## START
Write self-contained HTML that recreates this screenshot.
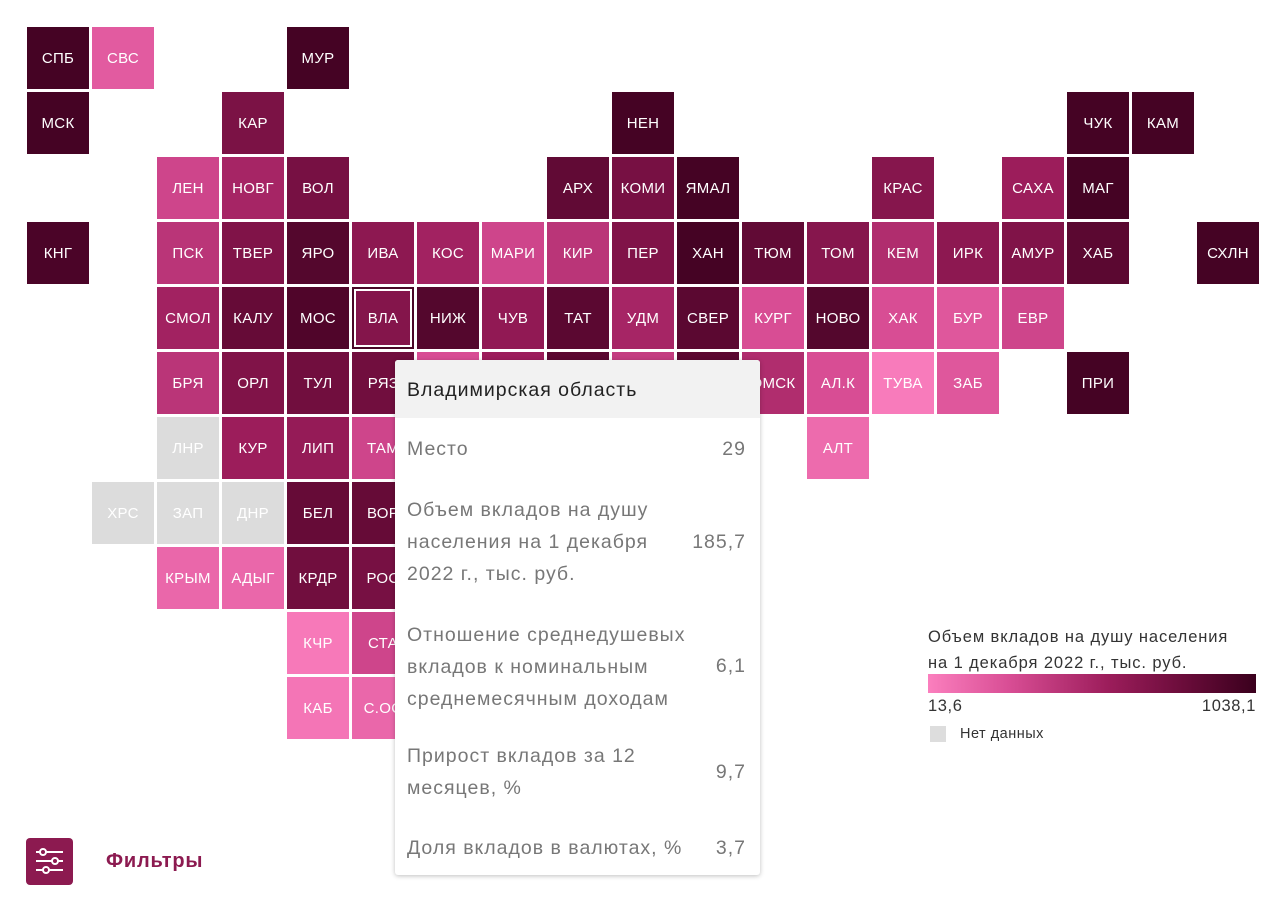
<!DOCTYPE html>
<html><head><meta charset="utf-8">
<style>
body{margin:0;width:1280px;height:904px;background:#fff;font-family:"Liberation Sans","Noto Sans CJK SC",sans-serif;position:relative;overflow:hidden}
.tile{position:absolute;width:62px;height:62px;color:#fff;font-size:15px;letter-spacing:0.3px;display:flex;align-items:center;justify-content:center;white-space:nowrap;overflow:hidden;cursor:pointer}
.tip{position:absolute;left:395px;top:360px;width:365px;height:515px;background:#fff;box-shadow:0 1px 5px rgba(0,0,0,.25);border-radius:3px;color:#777;font-size:19.5px;letter-spacing:1px}
.tip .hd{background:#f2f2f2;height:58px;line-height:60px;padding-left:12px;color:#222;border-radius:3px 3px 0 0}
.row{position:absolute;left:12px;right:14px}
.row .l{position:absolute;left:0;line-height:32px;white-space:nowrap}
.row .v{position:absolute;right:0}
</style></head><body>
<div id="map"></div>
<div class="tip">
 <div class="hd">Владимирская область</div>
 <div class="row" style="top:73px"><span class="l">Место</span><span class="v" style="top:0;line-height:32px">29</span></div>
 <div class="row" style="top:134px"><span class="l">Объем вкладов на душу<br>населения на 1 декабря<br>2022 г., тыс. руб.</span><span class="v" style="top:32px;line-height:32px">185,7</span></div>
 <div class="row" style="top:259px"><span class="l">Отношение среднедушевых<br>вкладов к номинальным<br>среднемесячным доходам</span><span class="v" style="top:31px;line-height:32px">6,1</span></div>
 <div class="row" style="top:380px"><span class="l">Прирост вкладов за 12<br>месяцев, %</span><span class="v" style="top:16px;line-height:32px">9,7</span></div>
 <div class="row" style="top:472px"><span class="l">Доля вкладов в валютах, %</span><span class="v" style="top:0;line-height:32px">3,7</span></div>
</div>
<div style="position:absolute;left:928px;top:624px;width:328px;color:#333">
 <div style="font-size:16.5px;letter-spacing:0.9px;line-height:26px;white-space:nowrap">Объем вкладов на душу населения<br>на 1 декабря 2022 г., тыс. руб.</div>
 <div style="height:19px;margin-top:-2px;background:linear-gradient(90deg,#fb7fbe,#d84d94 25%,#9c1d5b 55%,#6a0c3a 78%,#3a001d)"></div>
 <div style="position:relative;height:26px;font-size:16.5px;letter-spacing:0.6px;line-height:26px"><span style="position:absolute;left:0">13,6</span><span style="position:absolute;right:0">1038,1</span></div>
 <div style="position:relative;height:30px;font-size:14.5px;letter-spacing:0.5px;line-height:30px"><span style="position:absolute;left:2px;top:7px;width:16px;height:16px;background:#ddd"></span><span style="position:absolute;left:32px">Нет данных</span></div>
</div>
<div style="position:absolute;left:26px;top:838px;width:185px;height:47px;cursor:pointer">
 <div style="position:absolute;left:0;top:0;width:47px;height:47px;background:#8c1a50;border-radius:4px">
  <svg width="47" height="47"><g stroke="#fff" stroke-width="2" fill="#8c1a50"><line x1="10" y1="14" x2="37" y2="14"/><line x1="10" y1="23" x2="37" y2="23"/><line x1="10" y1="32" x2="37" y2="32"/><circle cx="17" cy="14" r="3"/><circle cx="29" cy="23" r="3"/><circle cx="20" cy="32" r="3"/></g></svg>
 </div>
 <span style="position:absolute;left:80px;top:12px;font-size:20px;letter-spacing:0.8px;font-weight:bold;color:#8c1a50">Фильтры</span>
</div>
<script>
const regionCodes=["СПБ","СВС","МУР","МСК","КАР","НЕН","ЧУК","КАМ","ЛЕН","НОВГ","ВОЛ","АРХ","КОМИ","ЯМАЛ","КРАС","САХА","МАГ","КНГ","ПСК","ТВЕР","ЯРО","ИВА","КОС","МАРИ","КИР","ПЕР","ХАН","ТЮМ","ТОМ","КЕМ","ИРК","АМУР","ХАБ","СХЛН","СМОЛ","КАЛУ","МОС","ВЛА","НИЖ","ЧУВ","ТАТ","УДМ","СВЕР","КУРГ","НОВО","ХАК","БУР","ЕВР","БРЯ","ОРЛ","ТУЛ","РЯЗ","ПЕНЗ","УЛЬ","САМ","ОРЕН","ЧЕЛ","ОМСК","АЛ.К","ТУВА","ЗАБ","ПРИ","ЛНР","КУР","ЛИП","ТАМ","АЛТ","ХРС","ЗАП","ДНР","БЕЛ","ВОР","КРЫМ","АДЫГ","КРДР","РОС","КЧР","СТА","КАБ","С.ОС"];
const regionCols=[0,1,4,0,3,9,16,17,2,3,4,8,9,10,13,15,16,0,2,3,4,5,6,7,8,9,10,11,12,13,14,15,16,18,2,3,4,5,6,7,8,9,10,11,12,13,14,15,2,3,4,5,6,7,8,9,10,11,12,13,14,16,2,3,4,5,12,1,2,3,4,5,2,3,4,5,4,5,4,5];
const regionRows=[0,0,0,1,1,1,1,1,2,2,2,2,2,2,2,2,2,3,3,3,3,3,3,3,3,3,3,3,3,3,3,3,3,3,4,4,4,4,4,4,4,4,4,4,4,4,4,4,5,5,5,5,5,5,5,5,5,5,5,5,5,5,6,6,6,6,6,7,7,7,7,7,8,8,8,8,9,9,10,10];
// relative color level 0..1 (null = no data)
const regionLevels=[0.95,0.18,0.95,0.95,0.7,0.95,0.95,0.95,0.3,0.5,0.72,0.82,0.72,0.95,0.65,0.55,0.95,0.92,0.4,0.68,0.88,0.62,0.52,0.3,0.4,0.68,0.95,0.82,0.65,0.45,0.62,0.68,0.85,0.95,0.52,0.8,0.9,0.66,0.88,0.6,0.85,0.5,0.85,0.25,0.88,0.25,0.2,0.3,0.4,0.68,0.75,0.75,0.25,0.55,0.85,0.35,0.85,0.45,0.25,0.02,0.2,0.95,null,0.55,0.58,0.3,0.1,null,null,null,0.8,0.8,0.12,0.12,0.75,0.72,0.03,0.3,0.05,0.12];
const stops=[[0,[251,127,190]],[0.25,[216,77,148]],[0.55,[156,29,91]],[0.78,[106,12,58]],[1,[58,0,29]]];
function colorScale(t){if(t===null)return "#dcdcdc";for(let i=1;i<stops.length;i++){if(t<=stops[i][0]){const a=stops[i-1],b=stops[i],f=(t-a[0])/(b[0]-a[0]);return "rgb("+a[1].map((c,k)=>Math.round(c+(b[1][k]-c)*f)).join(",")+")";}}return "rgb(58,0,29)";}
function xPos(c){return 27+c*65;}
function yPos(r){return 27+r*65;}
const map=document.getElementById('map');
regionCodes.forEach((code,i)=>{
  const el=document.createElement('div');
  el.className='tile';
  el.style.left=xPos(regionCols[i])+'px';
  el.style.top=yPos(regionRows[i])+'px';
  el.style.background=colorScale(regionLevels[i]);
  el.textContent=code;
  if(code==="ВЛА"){el.style.boxShadow="inset 0 0 0 2px #4a0627, inset 0 0 0 4px #fff";}
  
  
  map.appendChild(el);
});
</script>
</body></html>
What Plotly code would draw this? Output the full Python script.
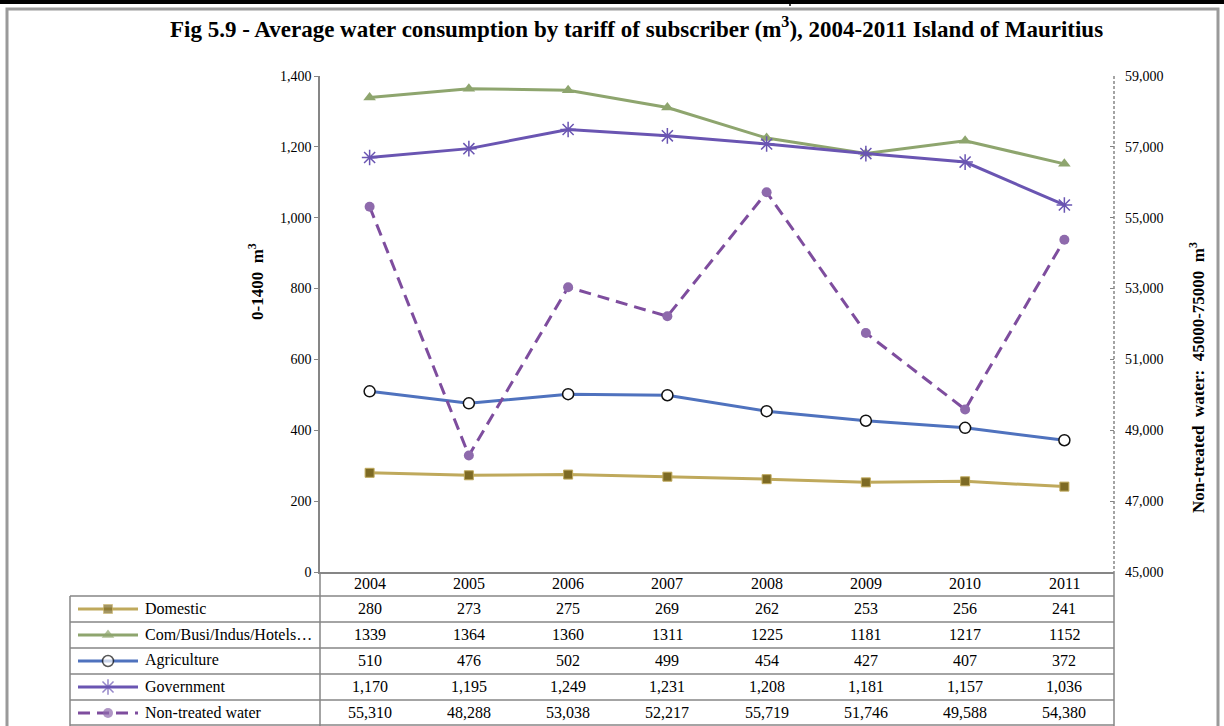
## END
- What the task asks: Leave the pictures out and print the records above exactly as they stand.

- Task answer:
Write self-contained HTML that recreates this screenshot.
<!DOCTYPE html>
<html><head><meta charset="utf-8">
<style>
body{margin:0;width:1280px;height:904px;background:#fff;font-family:"Liberation Sans","Noto Sans CJK SC",sans-serif;position:relative;overflow:hidden}
.tile{position:absolute;width:62px;height:62px;color:#fff;font-size:15px;letter-spacing:0.3px;display:flex;align-items:center;justify-content:center;white-space:nowrap;overflow:hidden;cursor:pointer}
.tip{position:absolute;left:395px;top:360px;width:365px;height:515px;background:#fff;box-shadow:0 1px 5px rgba(0,0,0,.25);border-radius:3px;color:#777;font-size:19.5px;letter-spacing:1px}
.tip .hd{background:#f2f2f2;height:58px;line-height:60px;padding-left:12px;color:#222;border-radius:3px 3px 0 0}
.row{position:absolute;left:12px;right:14px}
.row .l{position:absolute;left:0;line-height:32px;white-space:nowrap}
.row .v{position:absolute;right:0}
</style></head><body>
<div id="map"></div>
<div class="tip">
 <div class="hd">Владимирская область</div>
 <div class="row" style="top:73px"><span class="l">Место</span><span class="v" style="top:0;line-height:32px">29</span></div>
 <div class="row" style="top:134px"><span class="l">Объем вкладов на душу<br>населения на 1 декабря<br>2022 г., тыс. руб.</span><span class="v" style="top:32px;line-height:32px">185,7</span></div>
 <div class="row" style="top:259px"><span class="l">Отношение среднедушевых<br>вкладов к номинальным<br>среднемесячным доходам</span><span class="v" style="top:31px;line-height:32px">6,1</span></div>
 <div class="row" style="top:380px"><span class="l">Прирост вкладов за 12<br>месяцев, %</span><span class="v" style="top:16px;line-height:32px">9,7</span></div>
 <div class="row" style="top:472px"><span class="l">Доля вкладов в валютах, %</span><span class="v" style="top:0;line-height:32px">3,7</span></div>
</div>
<div style="position:absolute;left:928px;top:624px;width:328px;color:#333">
 <div style="font-size:16.5px;letter-spacing:0.9px;line-height:26px;white-space:nowrap">Объем вкладов на душу населения<br>на 1 декабря 2022 г., тыс. руб.</div>
 <div style="height:19px;margin-top:-2px;background:linear-gradient(90deg,#fb7fbe,#d84d94 25%,#9c1d5b 55%,#6a0c3a 78%,#3a001d)"></div>
 <div style="position:relative;height:26px;font-size:16.5px;letter-spacing:0.6px;line-height:26px"><span style="position:absolute;left:0">13,6</span><span style="position:absolute;right:0">1038,1</span></div>
 <div style="position:relative;height:30px;font-size:14.5px;letter-spacing:0.5px;line-height:30px"><span style="position:absolute;left:2px;top:7px;width:16px;height:16px;background:#ddd"></span><span style="position:absolute;left:32px">Нет данных</span></div>
</div>
<div style="position:absolute;left:26px;top:838px;width:185px;height:47px;cursor:pointer">
 <div style="position:absolute;left:0;top:0;width:47px;height:47px;background:#8c1a50;border-radius:4px">
  <svg width="47" height="47"><g stroke="#fff" stroke-width="2" fill="#8c1a50"><line x1="10" y1="14" x2="37" y2="14"/><line x1="10" y1="23" x2="37" y2="23"/><line x1="10" y1="32" x2="37" y2="32"/><circle cx="17" cy="14" r="3"/><circle cx="29" cy="23" r="3"/><circle cx="20" cy="32" r="3"/></g></svg>
 </div>
 <span style="position:absolute;left:80px;top:12px;font-size:20px;letter-spacing:0.8px;font-weight:bold;color:#8c1a50">Фильтры</span>
</div>
<script>
const regionCodes=["СПБ","СВС","МУР","МСК","КАР","НЕН","ЧУК","КАМ","ЛЕН","НОВГ","ВОЛ","АРХ","КОМИ","ЯМАЛ","КРАС","САХА","МАГ","КНГ","ПСК","ТВЕР","ЯРО","ИВА","КОС","МАРИ","КИР","ПЕР","ХАН","ТЮМ","ТОМ","КЕМ","ИРК","АМУР","ХАБ","СХЛН","СМОЛ","КАЛУ","МОС","ВЛА","НИЖ","ЧУВ","ТАТ","УДМ","СВЕР","КУРГ","НОВО","ХАК","БУР","ЕВР","БРЯ","ОРЛ","ТУЛ","РЯЗ","ПЕНЗ","УЛЬ","САМ","ОРЕН","ЧЕЛ","ОМСК","АЛ.К","ТУВА","ЗАБ","ПРИ","ЛНР","КУР","ЛИП","ТАМ","АЛТ","ХРС","ЗАП","ДНР","БЕЛ","ВОР","КРЫМ","АДЫГ","КРДР","РОС","КЧР","СТА","КАБ","С.ОС"];
const regionCols=[0,1,4,0,3,9,16,17,2,3,4,8,9,10,13,15,16,0,2,3,4,5,6,7,8,9,10,11,12,13,14,15,16,18,2,3,4,5,6,7,8,9,10,11,12,13,14,15,2,3,4,5,6,7,8,9,10,11,12,13,14,16,2,3,4,5,12,1,2,3,4,5,2,3,4,5,4,5,4,5];
const regionRows=[0,0,0,1,1,1,1,1,2,2,2,2,2,2,2,2,2,3,3,3,3,3,3,3,3,3,3,3,3,3,3,3,3,3,4,4,4,4,4,4,4,4,4,4,4,4,4,4,5,5,5,5,5,5,5,5,5,5,5,5,5,5,6,6,6,6,6,7,7,7,7,7,8,8,8,8,9,9,10,10];
// relative color level 0..1 (null = no data)
const regionLevels=[0.95,0.18,0.95,0.95,0.7,0.95,0.95,0.95,0.3,0.5,0.72,0.82,0.72,0.95,0.65,0.55,0.95,0.92,0.4,0.68,0.88,0.62,0.52,0.3,0.4,0.68,0.95,0.82,0.65,0.45,0.62,0.68,0.85,0.95,0.52,0.8,0.9,0.66,0.88,0.6,0.85,0.5,0.85,0.25,0.88,0.25,0.2,0.3,0.4,0.68,0.75,0.75,0.25,0.55,0.85,0.35,0.85,0.45,0.25,0.02,0.2,0.95,null,0.55,0.58,0.3,0.1,null,null,null,0.8,0.8,0.12,0.12,0.75,0.72,0.03,0.3,0.05,0.12];
const stops=[[0,[251,127,190]],[0.25,[216,77,148]],[0.55,[156,29,91]],[0.78,[106,12,58]],[1,[58,0,29]]];
function colorScale(t){if(t===null)return "#dcdcdc";for(let i=1;i<stops.length;i++){if(t<=stops[i][0]){const a=stops[i-1],b=stops[i],f=(t-a[0])/(b[0]-a[0]);return "rgb("+a[1].map((c,k)=>Math.round(c+(b[1][k]-c)*f)).join(",")+")";}}return "rgb(58,0,29)";}
function xPos(c){return 27+c*65;}
function yPos(r){return 27+r*65;}
const map=document.getElementById('map');
regionCodes.forEach((code,i)=>{
  const el=document.createElement('div');
  el.className='tile';
  el.style.left=xPos(regionCols[i])+'px';
  el.style.top=yPos(regionRows[i])+'px';
  el.style.background=colorScale(regionLevels[i]);
  el.textContent=code;
  if(code==="ВЛА"){el.style.boxShadow="inset 0 0 0 2px #4a0627, inset 0 0 0 4px #fff";}
  
  
  map.appendChild(el);
});
</script>
</body></html>
What Plotly code would draw this? Output the full Python script.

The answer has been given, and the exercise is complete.